The line containing "bin_half = 0.5" marks the end: extract everything from the first line of the data through that line, exactly, with no pictures.

── Data ──

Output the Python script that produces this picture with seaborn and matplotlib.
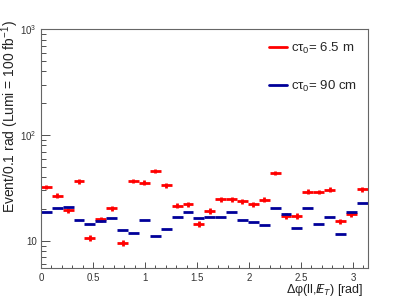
import numpy as np
import pandas as pd
import matplotlib
matplotlib.use("Agg")
import matplotlib.pyplot as plt
import matplotlib.ticker as mticker
from matplotlib.lines import Line2D
import seaborn as sns

# 30 bins over [0, pi]
n_bins = 30
bin_edges = np.linspace(0, np.pi, n_bins + 1)
bin_centers = 0.5 * (bin_edges[:-1] + bin_edges[1:])
bin_half = 0.5 * (bin_edges[1] - bin_edges[0])

# ctau0 = 6.5 m (red, with stat. errors)
red_counts = [32.5, 26.7, 19.5, 36.6, 10.7, 16.0, 20.3, 9.6, 36.8, 35.5,
              45.7, 33.5, 21.5, 22.2, 14.5, 19.2, 24.9, 24.9, 23.8, 22.3,
              24.5, 43.8, 17.2, 17.2, 29.2, 29.0, 30.5, 15.4, 17.9, 30.9]
red_err = [1.6, 1.4, 1.1, 1.8, 0.7, 0.9, 1.1, 0.7, 1.8, 1.8,
           2.2, 1.7, 1.2, 1.2, 0.9, 1.1, 1.3, 1.3, 1.3, 1.2,
           1.3, 2.1, 1.0, 1.0, 1.5, 1.5, 1.6, 0.9, 1.0, 1.6]

# ctau0 = 90 cm (blue)
blue_counts = [18.7, 20.6, 20.8, 15.7, 14.6, 15.4, 16.5, 12.7, 11.9, 15.7,
               11.1, 13.1, 16.7, 18.9, 16.5, 16.8, 16.8, 18.9, 15.8, 15.0,
               14.2, 20.6, 17.9, 13.3, 20.6, 14.4, 17.0, 11.6, 18.7, 22.7]

labels = ["c\u03c4$_{0}$= 6.5 m", "c\u03c4$_{0}$= 90 cm"]
colors = ["#ff0000", "#000099"]

df = pd.DataFrame({"x": bin_centers, "red": red_counts, "red_err": red_err,
                   "blue": blue_counts})

sns.set_theme(style="ticks")
plt.rcParams["font.family"] = ["Liberation Sans", "DejaVu Sans"]
plt.rcParams["mathtext.fontset"] = "custom"
plt.rcParams["mathtext.rm"] = "Liberation Sans"
plt.rcParams["mathtext.it"] = "Liberation Sans:italic"
plt.rcParams["mathtext.bf"] = "Liberation Sans:bold"

fig = plt.figure(figsize=(4.09, 3.0), dpi=100)
ax = fig.add_axes([0.100, 0.108, 0.799, 0.794])

ax.errorbar(df["x"], df["red"], xerr=bin_half, yerr=df["red_err"],
            fmt="none", ecolor=colors[0], elinewidth=2.0, capsize=0)
ax.errorbar(df["x"], df["blue"], xerr=bin_half,
            fmt="none", ecolor=colors[1], elinewidth=2.0, capsize=0)

ax.set_yscale("log")
ax.set_xlim(0, np.pi)
ax.set_ylim(5.6, 1000)

ax.xaxis.set_major_locator(mticker.MultipleLocator(0.5))
ax.xaxis.set_minor_locator(mticker.MultipleLocator(0.1))
ax.xaxis.set_major_formatter(mticker.FuncFormatter(lambda v, p: f"{v:g}"))
ax.yaxis.set_major_locator(mticker.LogLocator(base=10))
ax.yaxis.set_minor_locator(mticker.LogLocator(base=10, subs=np.arange(2, 10)))
ax.yaxis.set_minor_formatter(mticker.NullFormatter())
ax.yaxis.set_major_formatter(mticker.FuncFormatter(
    lambda v, p: "10" if abs(v - 10) < 1e-6 else f"$10^{{{int(round(np.log10(v)))}}}$"))

ax.tick_params(axis="both", which="both", direction="in", colors="#333333",
               labelsize=7, top=False, right=False)
ax.tick_params(axis="x", which="major", length=4.3, width=0.6, pad=4)
ax.tick_params(axis="x", which="minor", length=2.2, width=0.6)
ax.tick_params(axis="y", which="major", length=6.5, width=0.6, pad=3)
ax.tick_params(axis="y", which="minor", length=3.6, width=0.6)
for s in ax.spines.values():
    s.set_color("#666666")
    s.set_linewidth(0.8)

ax.set_xlabel("\u0394\u03c6(ll,$\\,/\\!\\!\\!E_{T}$) [rad]", fontsize=9,
              loc="right", color="#222222")
ax.xaxis.set_label_coords(0.986, -0.062)
ax.set_ylabel("Event/0.1 rad (Lumi = 100 fb$^{-1}$)", fontsize=10,
              loc="top", color="#222222")
ax.yaxis.set_label_coords(-0.062, 1.039)

handles = [Line2D([], [], color=c, lw=2) for c in colors]
ax.legend(handles, labels, loc="upper right", bbox_to_anchor=(0.985, 0.975),
          frameon=False, fontsize=9.5, handlelength=1.4, handletextpad=0.3,
          labelspacing=1.75, borderaxespad=0)

fig.savefig("out.png", dpi=100)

───

Written answer —
Output the Python script that produces this picture with seaborn and matplotlib.
import numpy as np
import pandas as pd
import matplotlib
matplotlib.use("Agg")
import matplotlib.pyplot as plt
import matplotlib.ticker as mticker
from matplotlib.lines import Line2D
import seaborn as sns

# 30 bins over [0, pi]
n_bins = 30
bin_edges = np.linspace(0, np.pi, n_bins + 1)
bin_centers = 0.5 * (bin_edges[:-1] + bin_edges[1:])
bin_half = 0.5 * (bin_edges[1] - bin_edges[0])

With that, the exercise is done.